Watching Lone Survivor (the movie about “Marcus Luttrell and his team set out on a mission to capture or kill notorious al Qaeda leader Ahmad Shahd, in late June 2005.”), it caused me to ponder a few things. I know, imagine that.
Looking at them as military personnel (not focusing on whether they were specifically Navy Seals), it shows the comradery and training many (even if not to this extent) of our military personnel go through and have with each other. It is a bond that perhaps some may never have experienced, whether absent from the military or never truly have had that close relationship with a friend. For they were a group of friends, a band of brothers, ready to stand together and give their lives for each other. John 15:13 says, “Greater love hath no man than this, that a man lay down his life for his friends.”
Do we, as Christians, do that? Do we bond ourselves to other Christians, as friends and brothers in Christ? Do we stand with them and sacrifice ourselves for them in the cause of Christ? A good many American Soldiers are lost, yet they still serve and fight to protect one another and for all Americans, even when they may have tiffs with one another or even possibly disagree with the orders. Can that be said of us? To see their comrades in suffering and death causes distress, drawing empathy within the sternest of souls, while they press on to complete the given mission with all that lies within them. Do we?
When faced with those they considered the enemy, they chose grace and mercy toward life rather than judgment and wrath toward death. They were unarmed, untrained, and not aggressively attacking Marcus Luttrell and his fellow soldiers. Sure, they could and would lead others, who did desire to physically harm them, to their position, but they themselves were not true soldiers by definition. Just as many who contend against the things of God are merely mimicking that which they have seen and heard. They are not the militant anti-theistic who have directly waged war against God and Christianity. We should show them mercy and use opportunities given us to lead them to Christ. Attacking them with vengeance does not make us more Christian, nor does it endorse the cause of Christ. How America would be perceived by their actions was important to Marcus Luttrell and his team, just as it should be to us concerning the world’s view of God through us.

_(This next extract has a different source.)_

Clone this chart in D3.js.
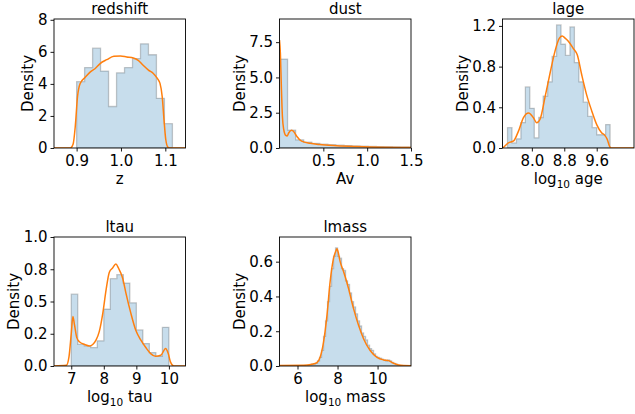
<!DOCTYPE html>
<html><head><meta charset="utf-8">
<script src="https://cdn.jsdelivr.net/npm/d3@7"></script>
<style>
body{margin:0;background:#fff}
svg{display:block}
text{font-family:"DejaVu Sans",sans-serif;fill:#000}
</style>
</head><body>
<svg id="c" width="635" height="414"></svg>
<script>
// ---------- data ----------
const titles = ["redshift", "dust", "lage", "ltau", "lmass"];
const xLabels = ["z", "Av", "age", "tau", "mass"];           // "log10" prefix for the last three
const useLog10 = [false, false, true, true, true];

// histogram bins: start, width, densities
const redshiftBin = [0.9, 0.018];
const redshiftHist = [4.14, 5.02, 6.23, 4.8, 2.59, 4.69, 5.02, 5.58, 6.5, 5.82, 3.1, 1.52];
const dustBin = [0, 0.092];
const dustHist = [6.3, 1.27, 0.58, 0.42, 0.33, 0.27, 0.23, 0.2, 0.17, 0.15, 0.13, 0.11, 0.1, 0.09, 0.08, 0.07, 0.06];
const lageBin = [7.40, 0.11];
const lageHist = [0.2, 0.05, 0.09, 0.25, 0.6, 0.39, 0.1, 0.3, 0.51, 0.65, 0.9, 1.21, 1.02, 0.91, 1.19, 0.84, 0.65, 0.45, 0.31, 0.2, 0.13, 0.13, 0.23];
const ltauBin = [7.0, 0.2];
const ltauHist = [0.557, 0.167, 0.156, 0.143, 0.195, 0.44, 0.677, 0.708, 0.643, 0.49, 0.28, 0.174, 0.104, 0.075, 0.30];
const lmassBin = [6.5, 0.1];
const lmassHist = [0.005, 0.005, 0.01, 0.012, 0.015, 0.03, 0.05, 0.09, 0.17, 0.26, 0.37, 0.46, 0.56, 0.63, 0.68, 0.63, 0.62, 0.56, 0.55, 0.49, 0.47, 0.42, 0.37, 0.34, 0.30, 0.26, 0.23, 0.19, 0.17, 0.15, 0.12, 0.10, 0.09, 0.07, 0.055, 0.05, 0.045, 0.04, 0.035, 0.03, 0.035, 0.03, 0.02, 0.015, 0.01, 0.005];

// KDE curves (x, density)
const redshiftKdeX = [0.849, 0.886, 0.892, 0.897, 0.902, 0.908, 0.919, 0.931, 0.942, 0.953, 0.968, 0.984, 0.999, 1.013, 1.028, 1.039, 1.05, 1.062, 1.073, 1.082, 1.088, 1.093, 1.097, 1.101, 1.106, 1.109, 1.1455];
const redshiftKdeY = [0, 0, 0.23, 1.36, 3.2, 4.03, 4.4, 4.75, 4.96, 5.27, 5.51, 5.72, 5.74, 5.68, 5.62, 5.47, 5.16, 4.86, 4.65, 4.34, 4.03, 3.21, 1.77, 0.53, 0.04, 0, 0];
const dustKdeX = [0, 0.01, 0.021, 0.033, 0.048, 0.071, 0.087, 0.106, 0.137, 0.164, 0.194, 0.252, 0.35, 0.46, 0.65, 0.88, 1.15, 1.5];
const dustKdeY = [7.64, 6.73, 4.38, 2.26, 1.32, 0.89, 0.85, 1.08, 1.25, 1.15, 0.85, 0.49, 0.33, 0.24, 0.16, 0.1, 0.05, 0.03];
const lageKdeX = [7.276, 7.30, 7.42, 7.55, 7.67, 7.79, 7.92, 8.04, 8.12, 8.2, 8.33, 8.45, 8.57, 8.68, 8.75, 8.82, 8.9, 9.02, 9.12, 9.23, 9.35, 9.48, 9.6, 9.72, 9.8, 9.86, 9.93, 9.97, 10.52];
const lageKdeY = [0.0, 0.007, 0.05, 0.07, 0.166, 0.297, 0.345, 0.297, 0.248, 0.28, 0.51, 0.737, 0.95, 1.08, 1.1, 1.08, 1.05, 0.98, 0.916, 0.72, 0.525, 0.362, 0.23, 0.15, 0.124, 0.085, 0.007, 0, 0];
const ltauKdeX = [6.47, 6.85, 6.93, 7.0, 7.05, 7.1, 7.17, 7.25, 7.41, 7.56, 7.66, 7.76, 7.86, 7.97, 8.07, 8.17, 8.27, 8.37, 8.45, 8.58, 8.68, 8.83, 8.98, 9.14, 9.29, 9.44, 9.59, 9.75, 9.9, 9.98, 10.05, 10.15, 10.51];
const ltauKdeY = [0, 0.005, 0.07, 0.25, 0.383, 0.318, 0.22, 0.188, 0.167, 0.156, 0.167, 0.2, 0.266, 0.41, 0.59, 0.727, 0.76, 0.79, 0.76, 0.68, 0.565, 0.41, 0.279, 0.2, 0.143, 0.096, 0.075, 0.083, 0.135, 0.096, 0.03, 0, 0];
const lmassKdeX = [5.1, 6.3, 6.72, 6.97, 7.13, 7.3, 7.47, 7.63, 7.8, 7.92, 7.97, 8.02, 8.13, 8.3, 8.55, 8.8, 9.05, 9.3, 9.63, 9.97, 10.3, 10.55, 10.8, 11.05, 11.67];
const lmassKdeY = [0.003, 0.004, 0.01, 0.02, 0.05, 0.137, 0.29, 0.485, 0.62, 0.663, 0.675, 0.66, 0.6, 0.543, 0.446, 0.33, 0.234, 0.157, 0.089, 0.05, 0.035, 0.031, 0.016, 0.006, 0.002];

// axis limits and ticks
const xLimits = [[0.849, 1.1455], [0, 1.5], [7.276, 10.52], [6.47, 10.51], [5.1, 11.67]];
const yLimits = [[0, 8.05], [0, 9.14], [0, 1.268], [0, 1.0], [0, 0.742]];
const xTickValues = [[0.9, 1.0, 1.1], [0.5, 1.0, 1.5], [8.0, 8.8, 9.6], [7, 8, 9, 10], [6, 8, 10]];
const xTickLabels = [["0.9", "1.0", "1.1"], ["0.5", "1.0", "1.5"], ["8.0", "8.8", "9.6"], ["7", "8", "9", "10"], ["6", "8", "10"]];
const yTickValues = [[0, 2, 4, 6, 8], [0, 2.5, 5, 7.5], [0, 0.4, 0.8, 1.2], [0, 0.25, 0.5, 0.75, 1.0], [0, 0.2, 0.4, 0.6]];
const yTickLabels = [["0", "2", "4", "6", "8"], ["0.0", "2.5", "5.0", "7.5"], ["0.0", "0.4", "0.8", "1.2"], ["0.0", "0.2", "0.5", "0.8", "1.0"], ["0.0", "0.2", "0.4", "0.6"]];

const bins = [redshiftBin, dustBin, lageBin, ltauBin, lmassBin];
const hists = [redshiftHist, dustHist, lageHist, ltauHist, lmassHist];
const kdeXs = [redshiftKdeX, dustKdeX, lageKdeX, ltauKdeX, lmassKdeX];
const kdeYs = [redshiftKdeY, dustKdeY, lageKdeY, ltauKdeY, lmassKdeY];

// ---------- layout ----------
const colX = [54, 279.5, 502.5];
const rowY = [19, 237];
const W = 131.5, H = 129;
const FS = 15;

const svg = d3.select("#c");
const defs = svg.append("defs");

titles.forEach((title, i) => {
  const col = i % 3, row = Math.floor(i / 3);
  const x0 = colX[col], y0 = rowY[row];
  const g = svg.append("g").attr("transform", `translate(${x0},${y0})`);
  const x = d3.scaleLinear().domain(xLimits[i]).range([0, W]);
  const y = d3.scaleLinear().domain(yLimits[i]).range([H, 0]);

  defs.append("clipPath").attr("id", "clip" + i)
    .append("rect").attr("width", W).attr("height", H);
  const plot = g.append("g").attr("clip-path", `url(#clip${i})`);

  // histogram (stepfilled)
  const [start, width] = bins[i];
  const pts = [[start, 0]];
  hists[i].forEach((v, k) => {
    const a = start + k * width;
    pts.push([a, v], [a + width, v]);
  });
  pts.push([start + hists[i].length * width, 0]);
  const line = d3.line().x(d => x(d[0])).y(d => y(d[1]));
  plot.append("path").attr("d", line(pts) + "Z")
    .attr("fill", "#1f77b4").attr("fill-opacity", 0.25)
    .attr("stroke", "#000").attr("stroke-opacity", 0.2).attr("stroke-width", 1.3);

  // kde
  const kpts = kdeXs[i].map((xv, k) => [xv, kdeYs[i][k]]);
  plot.append("path").attr("d", d3.line().x(d => x(d[0])).y(d => y(d[1])).curve(d3.curveMonotoneX)(kpts))
    .attr("fill", "none").attr("stroke", "#ff7f0e").attr("stroke-width", 1.5);

  // axes
  const xa = g.append("g").attr("transform", `translate(0,${H})`)
    .call(d3.axisBottom(x).tickValues(xTickValues[i]).tickFormat((d, k) => xTickLabels[i][k]).tickSize(3.5).tickPadding(4));
  const ya = g.append("g")
    .call(d3.axisLeft(y).tickValues(yTickValues[i]).tickFormat((d, k) => yTickLabels[i][k]).tickSize(3.5).tickPadding(3));
  [xa, ya].forEach(a => {
    a.select(".domain").remove();
    a.selectAll("line").attr("stroke", "#000").attr("stroke-width", 0.9);
    a.selectAll("text").attr("font-size", FS).attr("font-family", '"DejaVu Sans", sans-serif').attr("fill", "#000");
  });

  // frame
  g.append("rect").attr("width", W).attr("height", H)
    .attr("fill", "none").attr("stroke", "#000").attr("stroke-width", 0.9);

  // title
  g.append("text").attr("x", W / 2).attr("y", -5).attr("text-anchor", "middle")
    .attr("font-size", FS).text(title);

  // x label
  const xl = g.append("text").attr("x", W / 2).attr("y", H + 36).attr("text-anchor", "middle").attr("font-size", FS);
  if (useLog10[i]) {
    xl.append("tspan").text("log");
    xl.append("tspan").attr("font-size", FS * 0.7).attr("dy", 3.5).text("10");
    xl.append("tspan").attr("dy", -3.5).text("\u00a0" + xLabels[i]);
  } else {
    xl.text(xLabels[i]);
  }

  // y label, placed left of the widest tick label (bbox x is in tick-group coords, tick groups sit at x=0)
  let minX = 0;
  ya.selectAll("text").each(function () {
    minX = Math.min(minX, this.getBBox().x);
  });
  g.append("text").attr("transform", `translate(${minX - 4.5},${H / 2}) rotate(-90)`)
    .attr("text-anchor", "middle").attr("font-size", FS).text("Density");
});
</script>
</body></html>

As usual, when we try to group all persons, sexes, races, nationalities, etc. together, we are often surprised to find detractors. When Marcus Luttrell was on the verge of capture, help came from where he least thought it would. From those he already counted his enemy. What he found was those who, though they did not know him nor really understand his orders and purpose for being there, had an oath by which they governed their lives (which was also unknown to him). As Christians, we should see this in those who are not Christian. Quite possibly they may be good people, persons of morals which do help us even in our times of need. We should not merely discount and avoid them, but rather try to understand them and befriend them that we may share the orders we have been given of the Lord.
Marcus Luttrell never intended to be the “Lone Survivor” and neither should we. We should prepare to obey the orders of our Lord, determine to stand with our brothers, and adamantly give all that we have on the battle field, even if we do end up being the last soul standing. We should stand our ground when necessary and show mercy when appropriate, striving to take the narrow high road at all costs.
Praise God for our military personnel, and may we desire to see them all come to know Jesus Christ as their Lord and Savior. While they are sometimes called upon to give the ultimate sacrifice for our country (ultimately for each one of us), likewise should we give all that we have to ensure they receive the gospel call to repentance and salvation. We are soldiers. We need to act like it.